Eine wunderschöne, aber platte Pouf-Hülle aus Leder erstanden? Damit sie prall und formstabil wird, wie in einem Riad, reicht loses Füllmaterial oft nicht aus. Der Trick der Profis: Fülle den Pouf zunächst fest mit alten Textilien – ausgediente Bettwäsche oder Handtücher eignen sich perfekt. Forme dabei eine feste, runde Basis. Erst die letzten Hohlräume und die obere Schicht füllst du dann mit leichtem Füllmaterial wie Styroporkugeln auf. So erhält der Pouf Gewicht, Stabilität und eine perfekt glatte Sitzfläche.

Beni Ourain für die Ruhe: Dieser Teppich aus der Wolle von Atlas-Schafen ist meist cremeweiß mit einfachen, schwarzen Rautenmustern. Sein hoher, weicher Flor ist eine Wohltat für nackte Füße und schafft eine ruhige, luxuriöse Atmosphäre. Ideal, wenn du eine helle, minimalistische Oase der Entspannung anstrebst.
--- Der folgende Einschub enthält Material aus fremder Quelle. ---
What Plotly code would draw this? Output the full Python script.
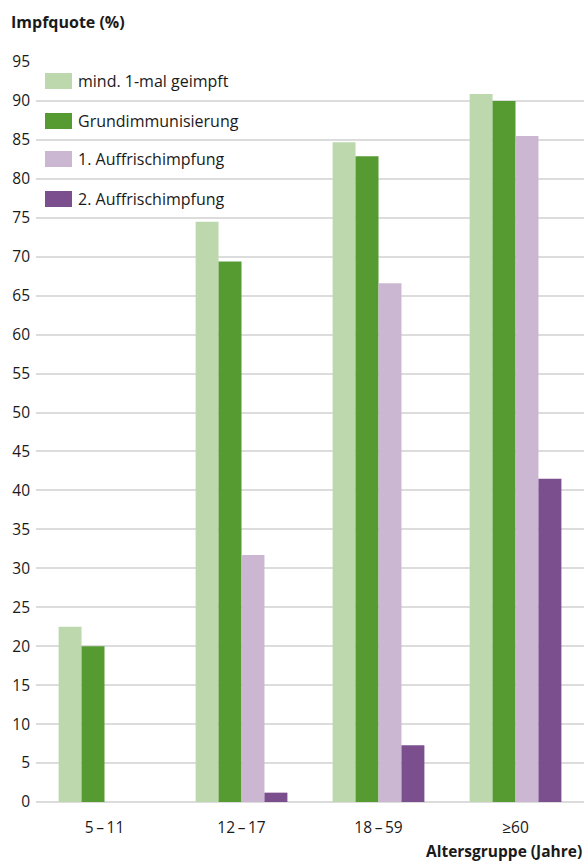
import plotly.graph_objects as go

categories = ["5\u2009–\u200911", "12\u2009–\u200917", "18\u2009–\u200959", "≥60"]
series_names = ["mind. 1-mal geimpft", "Grundimmunisierung", "1. Auffrischimpfung", "2. Auffrischimpfung"]
mind1 = [22.5, 74.5, 84.7, 90.9]
grund = [20.0, 69.4, 82.9, 90.0]
auffr1 = [None, 31.7, 66.6, 85.5]
auffr2 = [None, 1.2, 7.3, 41.5]
colors = ["#bdd8ad", "#569a32", "#cbb7d2", "#7b4f8e"]
y_ticks = list(range(0, 100, 5))

FONT = "Open Sans"
TXT = "#1a1a1a"

fig = go.Figure()
for name, vals, col in zip(series_names, [mind1, grund, auffr1, auffr2], colors):
    fig.add_trace(go.Bar(x=categories, y=vals, name=name, marker=dict(color=col, line=dict(width=0)),
                         showlegend=False))

fig.update_layout(
    width=584, height=861,
    margin=dict(l=36, r=0, t=62, b=59),
    paper_bgcolor="white", plot_bgcolor="white",
    barmode="group", bargap=0.33, bargroupgap=0,
    font=dict(family=FONT, size=15, color=TXT),
    xaxis=dict(showgrid=False, ticks="outside", ticklen=11, tickcolor="rgba(0,0,0,0)",
               tickfont=dict(size=15.5, color=TXT), showline=False),
    yaxis=dict(range=[0, 95], tickvals=y_ticks, showgrid=True, gridcolor="#dcdcdc", gridwidth=2,
               zeroline=True, zerolinecolor="#dcdcdc", zerolinewidth=2,
               ticks="", tickfont=dict(size=15.5, color=TXT), ticklabelstandoff=5),
)

# Axis titles
fig.add_annotation(text="<b>Impfquote (%)</b>", xref="paper", yref="paper", x=-36/548, y=1 + 40/740,
                   xanchor="left", yanchor="middle", showarrow=False, xshift=9,
                   font=dict(size=16, color=TXT, family=FONT))
fig.add_annotation(text="<b>Altersgruppe (Jahre)</b>", xref="paper", yref="paper", x=1, y=-49/740,
                   xanchor="right", yanchor="middle", showarrow=False, xshift=-1, borderpad=0,
                   font=dict(size=15.5, color=TXT, family=FONT))

# Custom legend (swatches + labels), positioned in pixels relative to plot area
row_centers_px = [81, 121, 159, 199]  # from top of page
for name, col, cy in zip(series_names, colors, row_centers_px):
    y0 = 1 - (cy - 62 + 8) / 740
    y1 = 1 - (cy - 62 - 8) / 740
    fig.add_shape(type="rect", xref="paper", yref="paper",
                  x0=(45 - 36) / 548, x1=(72 - 36) / 548, y0=y0, y1=y1,
                  fillcolor=col, line=dict(width=0), layer="above")
    fig.add_annotation(text=name, xref="paper", yref="paper", x=(76 - 36) / 548, y=1 - (cy - 62) / 740,
                       xanchor="left", yanchor="middle", showarrow=False,
                       font=dict(size=16, color=TXT, family=FONT))

fig.write_html("out.html")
Boucherouite für die Energie: Pure Lebensfreude! Diese Teppiche werden aus bunten Stoffresten geknüpft und sind farbenfrohe, absolut einzigartige Kunstwerke. Ein Boucherouite ist ein Statement-Stück, das eine unkonventionelle, kreative Note in den Raum bringt.
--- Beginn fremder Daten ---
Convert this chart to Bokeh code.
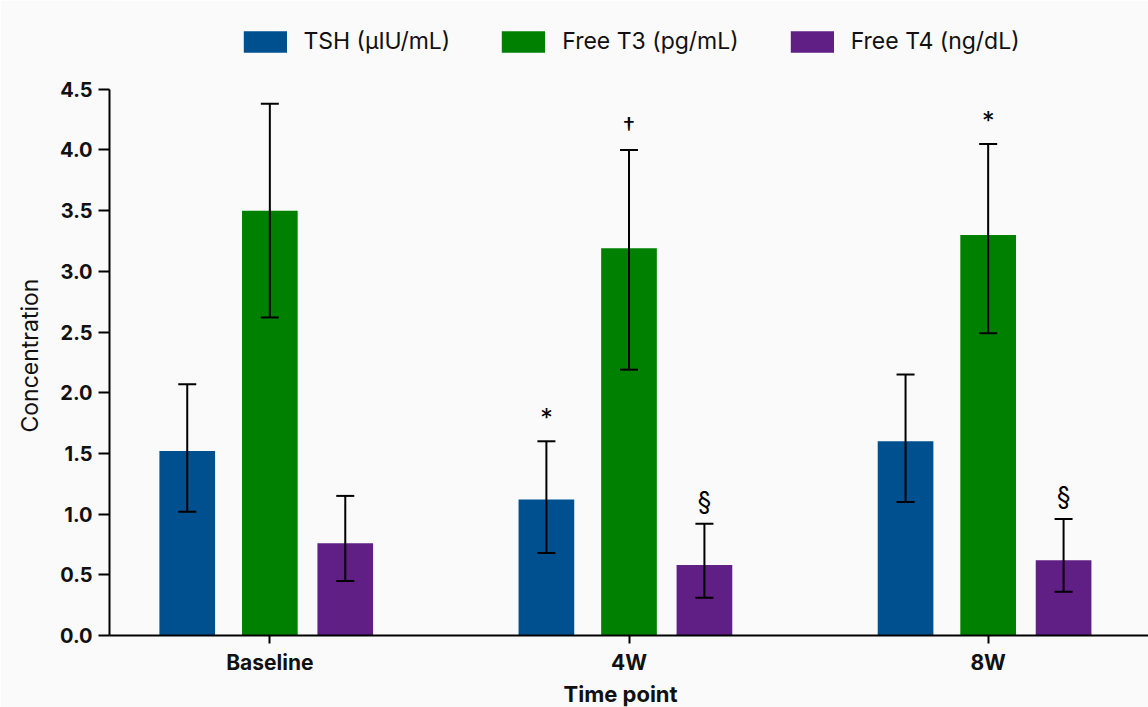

- Orangenblüte & Minze: Ein paar Tropfen Orangenblütenwasser in einer Schale oder ein Diffusor mit Minzöl sorgen für eine belebende Frische, die an die Gärten Marrakeschs erinnert.
- Zedernholz: Kleine Blöcke aus Atlas-Zedernholz, in Schalen oder im Kleiderschrank platziert, verströmen einen warmen, erdigen Duft und halten Motten fern.
- Amber: Feste Amber-Duftwürfel, wie man sie in den Souks findet, können sanft an Textilien gerieben werden oder in einer kleinen Schale ihren schweren, sinnlichen Duft entfalten.